Projeto de Lei ameaça vagas de aprendizes no Brasil

Para especialistas, contagem em dobro da contratação de jovens em situação de vulnerabilidade social tem viés discriminatório

A criação do Estatuto do Aprendiz (Projeto de Lei 6461/19) pode trazer retrocessos para a Lei da Aprendizagem, entre eles a redução de vagas para aprendizagem profissional e o aumento dos casos de trabalho precoce no Brasil. O alerta vem do Ministério Público do Trabalho (MPT) e entidades da rede de proteção à infância no país. O PL estabelece condições sobre contratos de trabalho, cotas para contratação, formação profissional e direitos dos aprendizes. Se aprovado pelos deputados federais, em votação, o projeto seguirá para o Senado.

Em audiência pública da comissão especial da Câmara dos Deputados que analisa a criação do Estatuto do Aprendiz, o procurador do MPT e coordenador da Rede Peteca, Antonio de Oliveira criticou dispositivos do PL. Ele considerou um "retrocesso" a possibilidade de empresas não precisarem recrutar novos jovens por um ano caso contratem um aprendiz para uma vaga efetiva.

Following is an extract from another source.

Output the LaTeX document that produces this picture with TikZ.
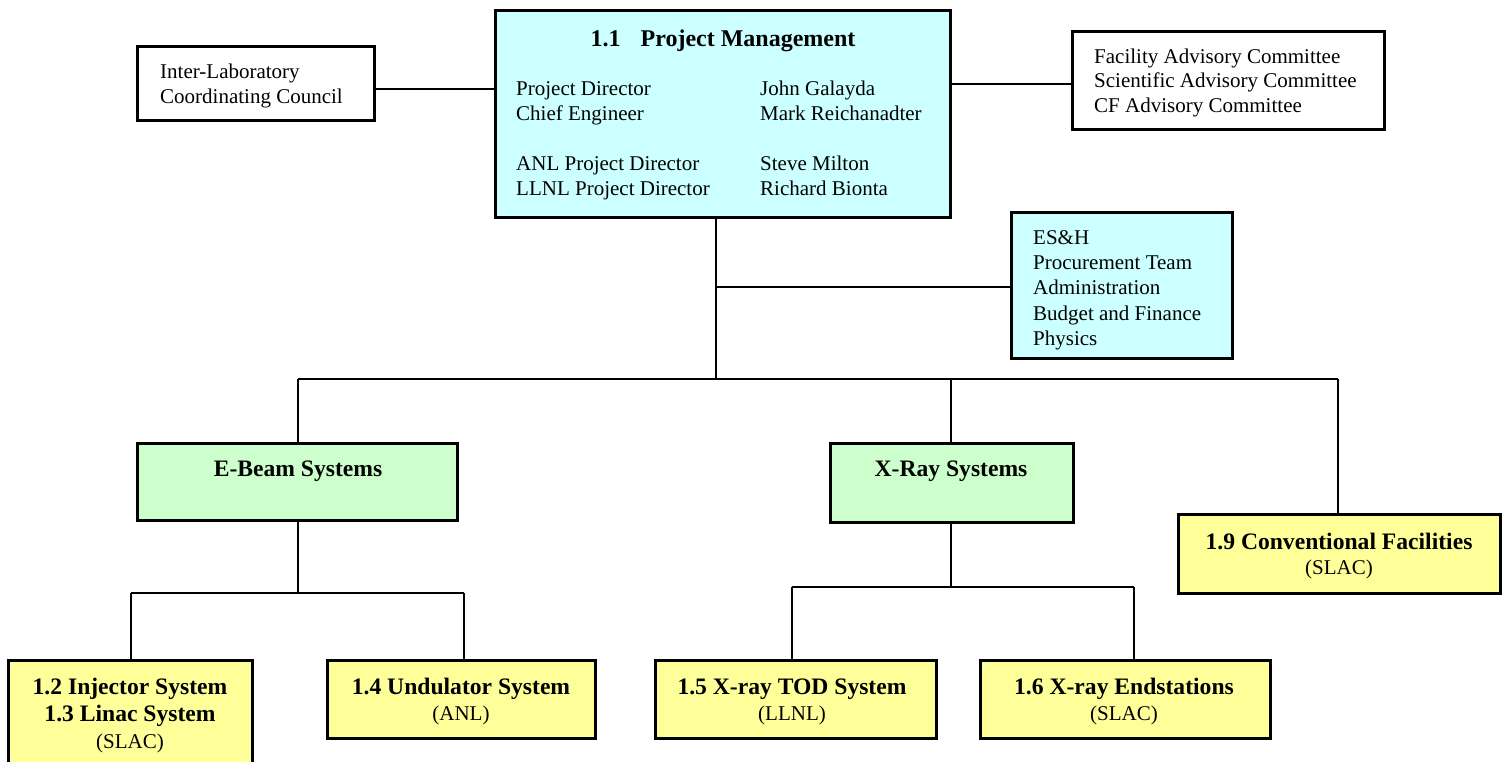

Outro ponto alvo de críticas foi a contagem em dobro de jovens com deficiência e/ou em situação de vulnerabilidade socioeconômica, incluída no artigo 25. O dispositivo prevê que um único aprendiz com o perfil mencionado ocupe duas vagas de cota nas empresas. "É como se a pessoa pobre fosse um peso e, pela contratação, a empresa merecesse o benefício de reduzir a cota pela metade", destacou o procurador.

O procurador considera o artigo 25 como o "maior de todos os prejuízos" incluídos no Projeto de Lei. "Apesar de inicialmente parecer um incentivo à contratação de jovens em situação de vulnerabilidade, (o artigo) não contribui em nada para o objetivo do Estatuto do Aprendiz", enfatizou Antonio Lima. "Esse incentivo precisa ser de outra forma, não com redução de vagas", pontuou ao destacar que o artigo pode representar a redução de 170 mil vagas de aprendizes no Brasil.

Demais presentes na audiência se posicionaram a favor da remoção dos artigos criticados, como Cleto de Assis, presidente da Fundação Movimento Universitário de Desenvolvimento Econômico e Social (Mudes). "A contagem em dobro da contratação de jovens em situação de vulnerabilidade social não atende ao princípio da proporcionalidade e inclui viés discriminatório, como se a admissão desses jovens constituísse para o empregador ônus ou encargo adicional quando comparado à contratação de outros jovens", disse ele.

APRENDIZAGEM

O número de contratações de aprendizes — jovens que trabalham e recebem capacitação na área profissional em que atuam — no país está abaixo do estipulado. A Lei da Aprendizagem estabelece que as empresas de médio e grandes portes devem contratar aprendizes em percentual correspondente a 5% no mínimo (até 15% no máximo) do número de empregados que ocupam funções que demandam formação profissional. Conforme dados da Relação Anual de Informações Sociais (RAIS), o número de jovens aprendizes no Brasil era de 372.706 em 2020, uma queda de 21,7% em relação ao ano anterior. O total não chega à metade da cota mínima de aprendizes do país prevista pelo Ministério do Trabalho e Previdência (MTP), que é de 916 mil.

O presidente do Conselho Nacional dos Direitos da Criança e do Adolescente (Conanda), Diego Alves, enfatizou possíveis retrocessos na lei que podem provocar o aumento do trabalho infantil no Brasil. "A aprendizagem é uma situação especial, um trabalho protegido, orientado, que garante a continuidade do direito à educação e que permite uma transição segura para o mundo do trabalho", destacou.